The issue of sovereignty and taking back control has become a populist rallying call. Every nation state makes choices about how to balance high levels of economic integration (eg the Single Market in the EU) from which it derives material benefits, with some pooling of sovereignty, and some ceding of democratic decision-making. UK regions do this with regard to Parliament in London, as US states do with regard to Washington DC. It happens inside the IMF, WTO and so on. So, it is not strictly correct to say that the UK, one of the least regulated countries in the EU, would reclaim control of its sovereignty outside the EU.
Yes, the UK has to conform to sometimes annoying rules and standards for products, markets, the environment, and as some employers would say, workers’ rights. On Twitter, one of my followers who runs a small business in the financial services sector has argued vehemently about the burden he says he faces from EU red tape, and that leaving is a price worth paying for being shot of it. I don’t doubt that he is and feels genuinely constrained, and many small enterprises that don’t access the Single Market may feel similarly put upon. But financial services may have especially onerous regulations that most people would approve, and no system anywhere in the world caters adequately for all shapes and sizes of business. There are winners and losers.

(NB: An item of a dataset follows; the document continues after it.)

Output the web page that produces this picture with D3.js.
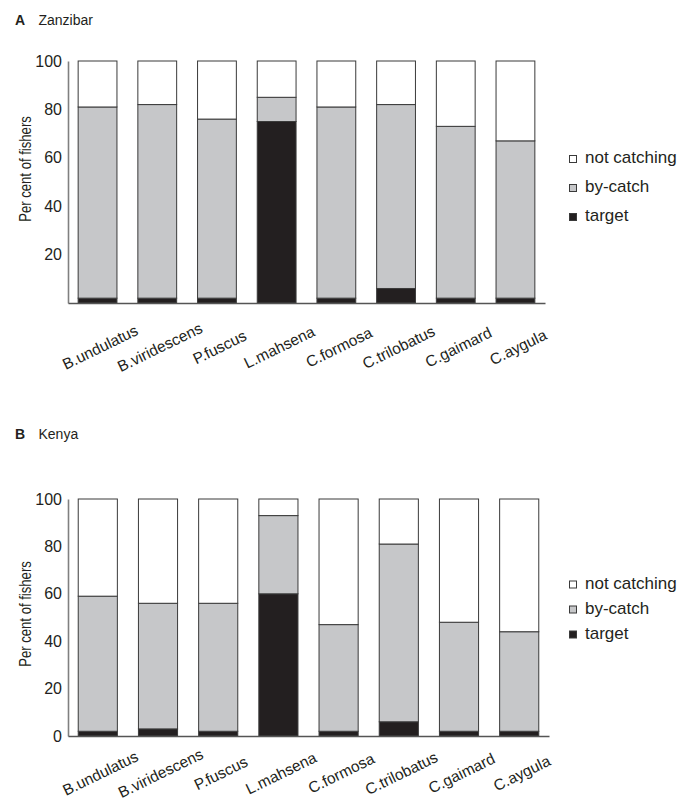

In any event, on all major matters pertaining to public spending and taxation, national security and defence, education and welfare and so on, Parliament’s decisions are first and final in any case. Leave campaigners will insist that regaining control over EU migrant flows is of paramount importance, but voters will have to decide if this alone warrants leaving the EU. No one in the Leave Campaign leadership is campaigning to stop immigration. The key issue is how economic migrants will be accommodated, as indeed it is now.

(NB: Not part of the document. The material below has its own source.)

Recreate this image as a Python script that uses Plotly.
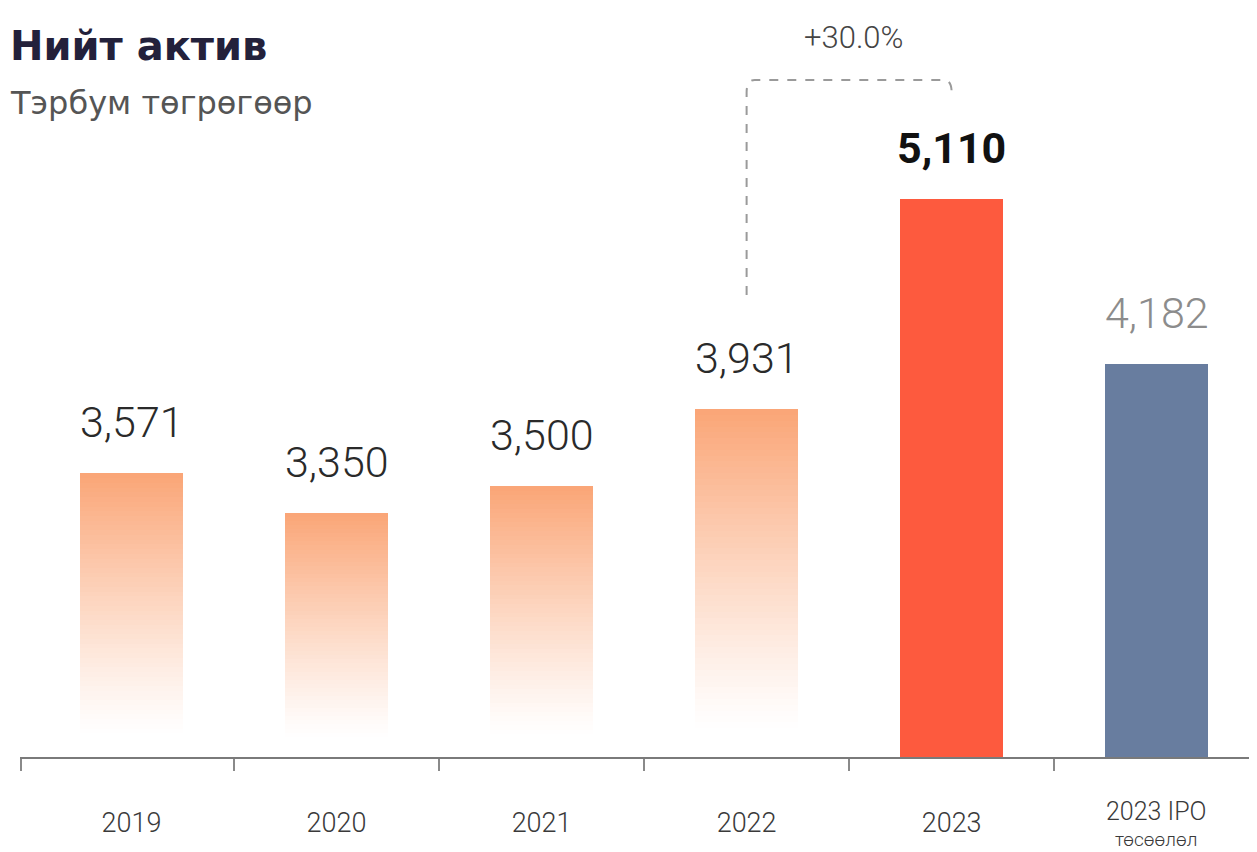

Doom and gloom versus riskiness and cost
Finally, until now, both Remainers and Leavers have claimed it would be a disaster for the country to leave and remain, respectively. This won’t change. The truth, though, is more nuanced. The UK will neither sink without trace outside the EU, nor face a future of abundance and opportunity freed from the alleged Brussels yoke. We will not be over-run by migrants inside the EU, nor will we be condemned to permanent economic collapse outside it. We will continue to pool some of our sovereignty with others formally inside the EU, or less transparently outside. But the bottom line is that after an almost certain economic downturn post-Brexit, life outside the EU over the next several years and for our children will be riskier, harder and more costly.

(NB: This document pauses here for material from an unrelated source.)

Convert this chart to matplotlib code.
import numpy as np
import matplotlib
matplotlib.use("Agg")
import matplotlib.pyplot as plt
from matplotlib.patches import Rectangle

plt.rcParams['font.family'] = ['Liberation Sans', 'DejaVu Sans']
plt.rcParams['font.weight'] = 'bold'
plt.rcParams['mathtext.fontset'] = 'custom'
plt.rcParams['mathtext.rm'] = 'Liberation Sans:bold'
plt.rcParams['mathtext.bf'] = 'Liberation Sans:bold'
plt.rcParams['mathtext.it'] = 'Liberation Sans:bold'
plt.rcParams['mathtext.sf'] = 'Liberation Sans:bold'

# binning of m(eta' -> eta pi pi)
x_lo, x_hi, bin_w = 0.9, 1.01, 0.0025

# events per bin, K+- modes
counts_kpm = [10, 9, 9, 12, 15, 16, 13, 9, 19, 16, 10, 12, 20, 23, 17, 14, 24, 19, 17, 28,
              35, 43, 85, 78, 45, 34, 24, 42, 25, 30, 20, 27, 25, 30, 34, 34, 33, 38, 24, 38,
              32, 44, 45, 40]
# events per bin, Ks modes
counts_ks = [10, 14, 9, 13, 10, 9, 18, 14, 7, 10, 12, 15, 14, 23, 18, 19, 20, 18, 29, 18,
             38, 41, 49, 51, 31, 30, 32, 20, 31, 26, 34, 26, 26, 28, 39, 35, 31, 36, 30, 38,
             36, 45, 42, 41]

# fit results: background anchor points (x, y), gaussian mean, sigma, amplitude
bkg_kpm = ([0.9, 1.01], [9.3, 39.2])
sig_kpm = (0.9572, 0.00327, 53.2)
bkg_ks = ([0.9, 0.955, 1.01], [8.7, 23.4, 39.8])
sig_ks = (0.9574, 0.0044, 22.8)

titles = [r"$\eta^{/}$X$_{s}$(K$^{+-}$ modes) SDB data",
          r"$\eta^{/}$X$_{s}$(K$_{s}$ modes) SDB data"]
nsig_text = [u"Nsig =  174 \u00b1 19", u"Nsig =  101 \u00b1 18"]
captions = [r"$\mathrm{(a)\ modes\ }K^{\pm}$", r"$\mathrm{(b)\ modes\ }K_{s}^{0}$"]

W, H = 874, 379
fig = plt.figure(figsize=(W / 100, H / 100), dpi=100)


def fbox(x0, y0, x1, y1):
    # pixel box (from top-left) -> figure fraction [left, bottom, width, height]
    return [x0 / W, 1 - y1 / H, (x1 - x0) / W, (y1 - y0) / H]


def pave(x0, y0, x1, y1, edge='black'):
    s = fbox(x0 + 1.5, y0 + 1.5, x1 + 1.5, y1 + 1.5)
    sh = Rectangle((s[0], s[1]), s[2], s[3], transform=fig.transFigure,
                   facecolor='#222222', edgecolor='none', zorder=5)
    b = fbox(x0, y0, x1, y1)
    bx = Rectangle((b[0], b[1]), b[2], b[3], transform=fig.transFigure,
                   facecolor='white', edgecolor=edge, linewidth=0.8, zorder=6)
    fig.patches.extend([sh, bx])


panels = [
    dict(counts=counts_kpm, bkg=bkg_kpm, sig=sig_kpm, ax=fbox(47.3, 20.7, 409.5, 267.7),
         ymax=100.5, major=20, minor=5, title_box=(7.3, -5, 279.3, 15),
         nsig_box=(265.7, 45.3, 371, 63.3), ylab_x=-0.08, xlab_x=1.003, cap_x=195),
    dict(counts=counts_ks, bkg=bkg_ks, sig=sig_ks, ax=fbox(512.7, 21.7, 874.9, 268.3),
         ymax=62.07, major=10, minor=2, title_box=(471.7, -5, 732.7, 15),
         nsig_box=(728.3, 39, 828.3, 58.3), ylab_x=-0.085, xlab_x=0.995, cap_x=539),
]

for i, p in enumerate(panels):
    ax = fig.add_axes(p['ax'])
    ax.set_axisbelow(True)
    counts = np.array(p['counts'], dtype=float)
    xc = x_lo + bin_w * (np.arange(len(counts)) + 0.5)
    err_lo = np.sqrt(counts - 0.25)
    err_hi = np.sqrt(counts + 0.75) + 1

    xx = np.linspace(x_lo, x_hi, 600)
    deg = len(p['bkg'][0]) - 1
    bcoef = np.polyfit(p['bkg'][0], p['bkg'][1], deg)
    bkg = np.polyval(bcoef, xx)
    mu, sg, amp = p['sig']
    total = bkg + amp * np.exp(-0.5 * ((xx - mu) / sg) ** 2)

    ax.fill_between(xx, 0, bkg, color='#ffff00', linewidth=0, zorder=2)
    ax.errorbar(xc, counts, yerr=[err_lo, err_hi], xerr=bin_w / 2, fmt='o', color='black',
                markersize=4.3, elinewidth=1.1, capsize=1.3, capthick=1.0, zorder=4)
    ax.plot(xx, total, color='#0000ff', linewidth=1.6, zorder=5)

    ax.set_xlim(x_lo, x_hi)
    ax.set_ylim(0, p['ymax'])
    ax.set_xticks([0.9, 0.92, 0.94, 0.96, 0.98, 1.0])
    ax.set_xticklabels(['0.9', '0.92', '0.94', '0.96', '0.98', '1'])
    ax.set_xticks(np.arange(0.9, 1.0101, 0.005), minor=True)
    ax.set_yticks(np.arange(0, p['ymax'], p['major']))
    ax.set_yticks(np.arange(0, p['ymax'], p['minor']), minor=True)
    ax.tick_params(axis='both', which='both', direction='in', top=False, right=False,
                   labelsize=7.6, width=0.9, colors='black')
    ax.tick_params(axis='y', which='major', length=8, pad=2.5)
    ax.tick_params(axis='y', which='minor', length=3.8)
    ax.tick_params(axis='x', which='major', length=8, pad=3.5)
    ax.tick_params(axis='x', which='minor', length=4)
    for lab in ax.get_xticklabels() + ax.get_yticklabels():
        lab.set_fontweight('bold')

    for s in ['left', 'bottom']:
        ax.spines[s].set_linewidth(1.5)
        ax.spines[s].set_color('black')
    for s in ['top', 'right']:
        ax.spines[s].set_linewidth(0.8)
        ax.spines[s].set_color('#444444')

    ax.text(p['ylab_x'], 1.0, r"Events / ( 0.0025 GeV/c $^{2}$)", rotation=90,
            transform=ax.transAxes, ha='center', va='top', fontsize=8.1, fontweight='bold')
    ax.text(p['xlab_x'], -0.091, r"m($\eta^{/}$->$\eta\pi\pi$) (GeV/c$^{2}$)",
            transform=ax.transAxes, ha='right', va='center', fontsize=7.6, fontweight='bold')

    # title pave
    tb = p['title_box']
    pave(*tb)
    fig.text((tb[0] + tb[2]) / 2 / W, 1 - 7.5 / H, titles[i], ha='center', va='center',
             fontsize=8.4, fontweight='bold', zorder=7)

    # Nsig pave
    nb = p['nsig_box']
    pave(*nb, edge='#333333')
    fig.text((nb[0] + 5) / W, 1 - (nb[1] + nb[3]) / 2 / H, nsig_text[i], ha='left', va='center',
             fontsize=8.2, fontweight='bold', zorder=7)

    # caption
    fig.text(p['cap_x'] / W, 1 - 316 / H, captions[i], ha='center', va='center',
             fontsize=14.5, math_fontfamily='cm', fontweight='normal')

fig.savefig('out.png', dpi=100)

Whether you’re a Remainer or a Leaver, you can’t duck the reality that the world has become a more dangerous place since the financial crisis. Great economic uncertainty and nationalism are rife in Xi Jinping’s China and Putin’s Russia. In the US, we may hope that Hilary Clinton goes to the White House to temper these pervasive trends, but a Trump presidency that would exacerbate them is a realistic possibility. In the troubled Middle East, the new era of low oil prices means a high likelihood of political and economic upheavals in and around Saudi Arabia. Emerging markets, once the hoped-for global economic pied piper, have lapsed into a growth hiatus and trade funk of unknown duration. And then there is the environment, terrorism and security, the fight for fairness when it comes to income inequality and multinationals paying taxes, the absorption of new technologies, collaboration and funding in science and innovation, and much more. We have the choice to remain integrated into our geography and try to deal with a complex world as it is, or to leave it to find our feet in a world we are told is benign, but that doesn’t exist. That’s a false prospectus.